Tenant agrees to pursue diligently receipt of a final certificate of occupancy following completion of the Tenant Improvements.

(g) Books and Records. At its option, Landlord, at any time within six (6) months after final disbursement of the Allowance to Tenant, and upon at least ten (10) days prior written notice to Tenant, may cause an audit to be made of Tenant’s books and records relating to Tenant’s expenditures in connection with the construction of the Tenant Improvements. Tenant shall maintain complete and accurate books and records in accordance with generally accepted accounting principles of these expenditures for at least three (3) years. Tenant shall make available to Landlord’s auditor at the Premises within ten (10) business days following Landlord’s notice requiring the audit, all books and records maintained by Tenant pertaining to the construction and completion of the Tenant Improvements.

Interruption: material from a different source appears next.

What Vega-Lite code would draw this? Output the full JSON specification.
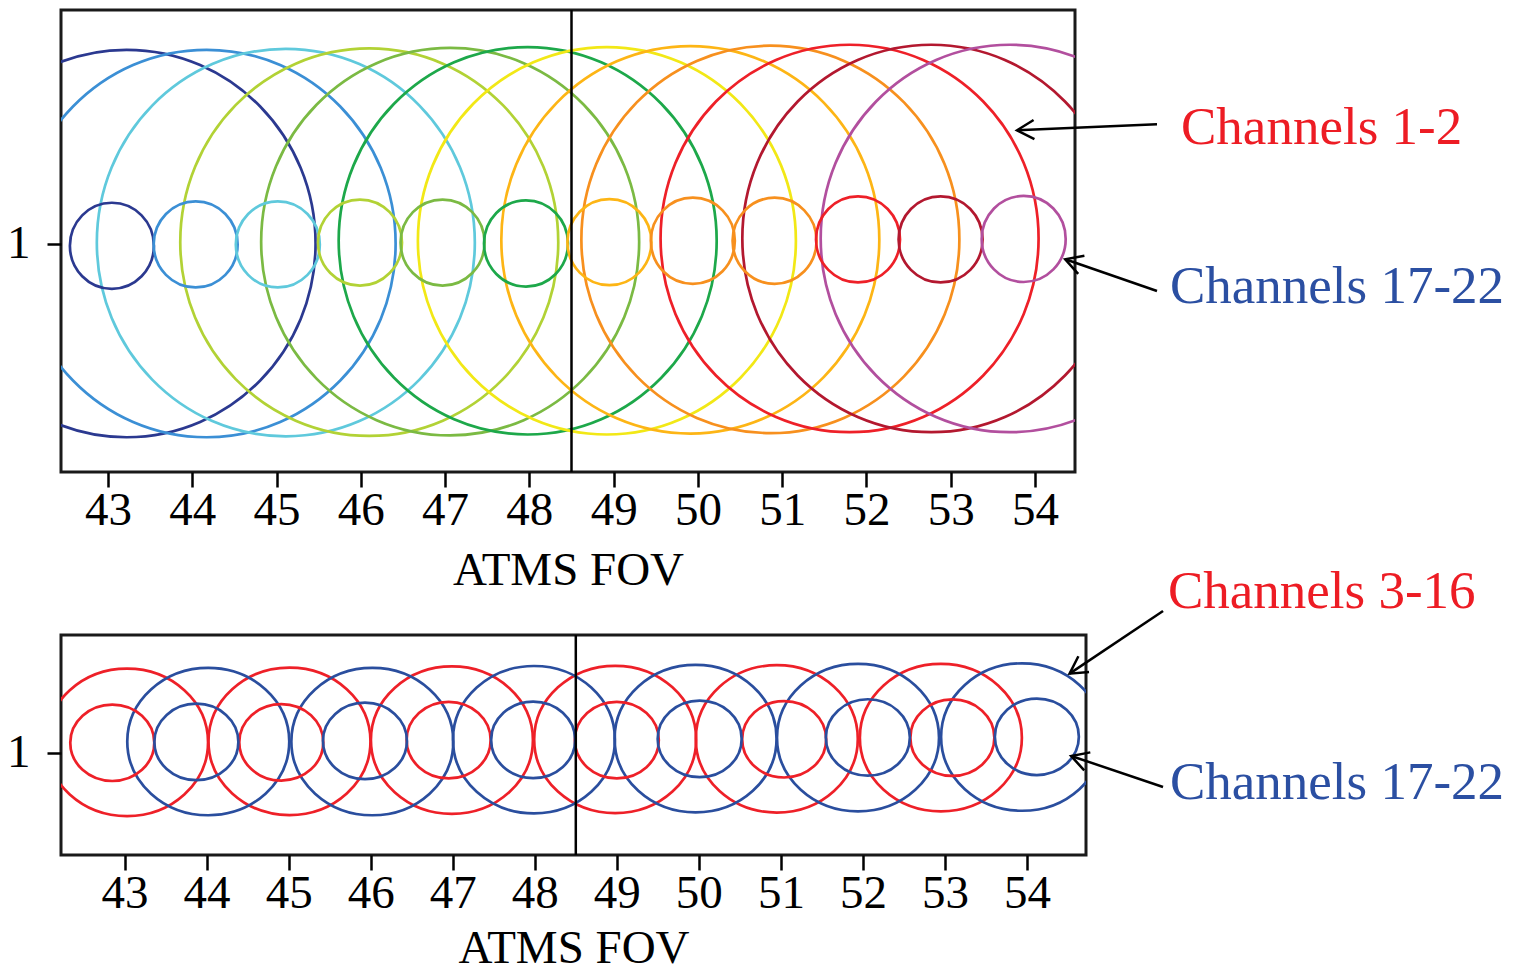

6. CONSTRUCTION OF TENANT IMPROVEMENTS. Following Landlord’s approval of the Final Plans, Tenant’s contractor (selected as provided in Section 8(n) below) will commence and diligently proceed with the construction of the Tenant Improvements. Tenant shall use diligent efforts to cause its contractor to complete the Tenant Improvements in a good and workmanlike manner in accordance with the Final Plans and the Work Schedule. Tenant agrees to use diligent efforts to cause construction of the Tenant Improvements to commence promptly following the issuance of a building permit for the Tenant Improvements. Landlord shall have the right to enter upon the Expansion Space to inspect Tenant’s construction activities following reasonable advance notice Tenant.

7. INTENTIONALLY DELETED.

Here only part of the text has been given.